I come by my “thing-itis” honestly. “Things” were in perilously short supply when I was a child. As an illustration… I kept pet mice and used to sell their offspring to other kids in the village. One day – I was about nine or ten – I asked my mother for another mouse cage. Instead of making a trip to the pet store, which I had been my plan, she presented me with some wood scraps, some small strips of leather (that I eventually used as hinges), and the tools, nails etc that we kept in the garage. Yes, I built a very serviceable mouse cage, but I also learned that even the most unlikely bits and pieces may, at some time, be useful. Hence the difficulty in discarding all manner of oddments.

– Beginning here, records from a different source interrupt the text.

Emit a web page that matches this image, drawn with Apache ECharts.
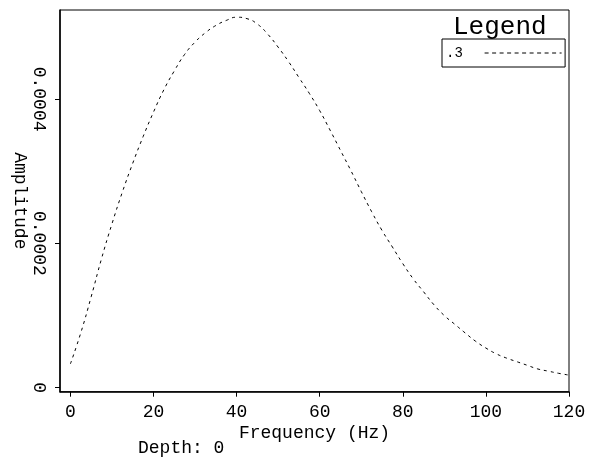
<!DOCTYPE html>
<html>
<head>
<meta charset="utf-8">
<script src="https://cdn.jsdelivr.net/npm/echarts@6/dist/echarts.min.js"></script>
<style>html,body{margin:0;padding:0;background:#fff;}#c{width:590px;height:459px;}</style>
</head>
<body>
<div id="c"></div>
<script>
const freqs = [0,2.5,5,7.5,10,12.5,15,17.5,20,22.5,25,27.5,30,32.5,35,37.5,40,42.5,45,47.5,50,52.5,55,57.5,60,62.5,65,67.5,70,72.5,75,77.5,80,82.5,85,87.5,90,92.5,95,97.5,100,102.5,105,107.5,110,112.5,115,117.5,120];
const amps = [0.000033,0.000076,0.000126,0.000179,0.000227,0.000271,0.000311,0.000348,0.000382,0.000413,0.000439,0.000462,0.000479,0.000492,0.000502,0.000509,0.0005135,0.0005115,0.000504,0.000490,0.000472,0.000452,0.000430,0.000408,0.000384,0.000357,0.000329,0.000301,0.000272,0.000244,0.000218,0.000195,0.000172,0.000151,0.000133,0.000115,0.000100,0.000088,0.000076,0.0000645,0.000055,0.000047,0.000041,0.000036,0.000031,0.000026,0.000023,0.000020,0.0000175];
const xTicks = [0,20,40,60,80,100,120];
const yTicks = [0,0.0002,0.0004];
const yTickLabels = ['0','0.0002','0.0004'];
const seriesName = '.3';

const FONT = 'Liberation Mono';
const chart = echarts.init(document.getElementById('c'), null, {renderer:'canvas'});
chart.setOption({
  animation:false,
  backgroundColor:'#fff',
  grid:{left:60,top:10,right:21,bottom:67.3,outerBoundsMode:'none',containLabel:false,show:true,borderColor:'#000',borderWidth:1},
  xAxis:{
    type:'value', min:-2.5, max:120,
    name:'Frequency (Hz)', nameLocation:'middle', nameGap:33, nameMoveOverlap:false,
    nameTextStyle:{fontFamily:FONT,fontSize:18,color:'#000'},
    axisLine:{show:true,onZero:false,lineStyle:{color:'#000',width:1.5}},
    axisTick:{show:true,length:5,inside:false,customValues:xTicks,lineStyle:{color:'#000'}},
    axisLabel:{customValues:xTicks,fontFamily:FONT,fontSize:18,color:'#000',margin:12},
    splitLine:{show:false}
  },
  yAxis:{
    type:'value', min:-0.0000055, max:0.0005235,
    name:'Amplitude', nameLocation:'middle', nameGap:31, nameRotate:-90, nameMoveOverlap:false,
    nameTextStyle:{fontFamily:FONT,fontSize:18,color:'#000'},
    axisLine:{show:true,onZero:false,lineStyle:{color:'#000',width:1.5}},
    axisTick:{show:true,length:5,inside:false,customValues:yTicks,lineStyle:{color:'#000'}},
    axisLabel:{customValues:yTicks,rotate:-90,fontFamily:FONT,fontSize:18,color:'#000',margin:12,
      formatter:function(v){const i=yTicks.findIndex(t=>Math.abs(t-v)<1e-9);return i>=0?yTickLabels[i]:'';}},
    splitLine:{show:false}
  },
  legend:{
    show:true, left:442, top:39, orient:'vertical', align:'right',
    itemWidth:77, itemHeight:14, padding:[7,3,7,4],
    borderColor:'#000', borderWidth:1,
    formatter:function(n){return n+'  ';},
    textStyle:{fontFamily:FONT,fontSize:14,color:'#000'},
    itemStyle:{opacity:0},
    lineStyle:{color:'#000',width:1,type:[4,3.5]},
    data:[seriesName]
  },
  graphic:[
    {type:'text',left:453,top:14,style:{text:'Legend',font:'26px "Liberation Mono"',fill:'#000'}},
    {type:'text',left:138,top:439,style:{text:'Depth: 0',font:'18px "Liberation Mono"',fill:'#000'}}
  ],
  series:[{
    name:seriesName, type:'line', data:freqs.map((f,i)=>[f,amps[i]]),
    smooth:0.5, showSymbol:false, symbol:'none',
    lineStyle:{color:'#000',width:1,type:[3,4]},
    itemStyle:{color:'#000'}
  }]
});
</script>
</body>
</html>
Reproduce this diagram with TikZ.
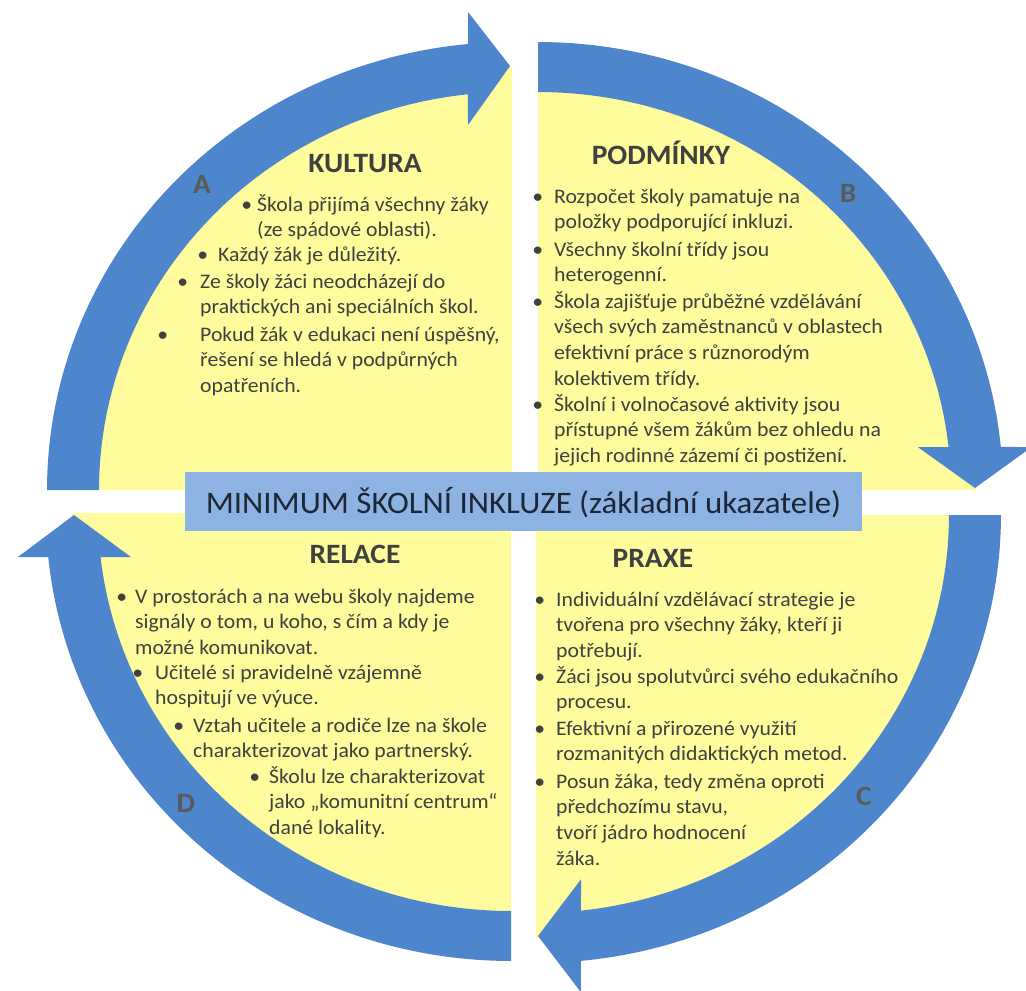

Now, as I prepare to downsize to a much smaller dwelling, I realize how much stuff we can do without, even as I hesitate to discard or donate any of it. I know that I am not alone in this. Yet at the same time almost every morning television show has adopted a regular segment in which gewgaws and “must have” fashion items are offered at such huge discounts that people accustomed to buying via TV (thankfully I am not one of them) must find it hugely difficult to resist buying “just one more” thing, i.e. more stuff, particularly when it is such a bargain.
In the Western world we have become a “stuff acquiring” society, slowly becoming an overwhelmed-by-stuff society. We assuage our consciences by donating unwanted stuff to charity so that thrift stores can sell them to more people who cannot resist acquiring…. more stuff.
One wise person I know believes in almost emptying one room at a time, leaving only the most basic pieces of furniture. She then returns one most favored item at a time, pausing, or even waiting a day or – before deciding whether to add another item. When she feels that the room looks just as it should, calm, balanced, and uncluttered, she dismisses the remainder of the items in order to maintain a room in which she feels serenity.
Some say that a cluttered environment leads to a cluttered mind. I suspect there is truth in that, just as there is serenity to be found in lack of clutter. (Did you know that some have suggested that the peace we experience from clear horizontal surfaces relates to an ancient enjoyment of open spaces back in our hunting and gathering days?)
It may not be easy, but I continue on my annoyingly slow uncluttering process and look forward to eventual results. It is a journey..
So… tell me… what do you have the most difficulty discarding, even when every horizontal surface is covered?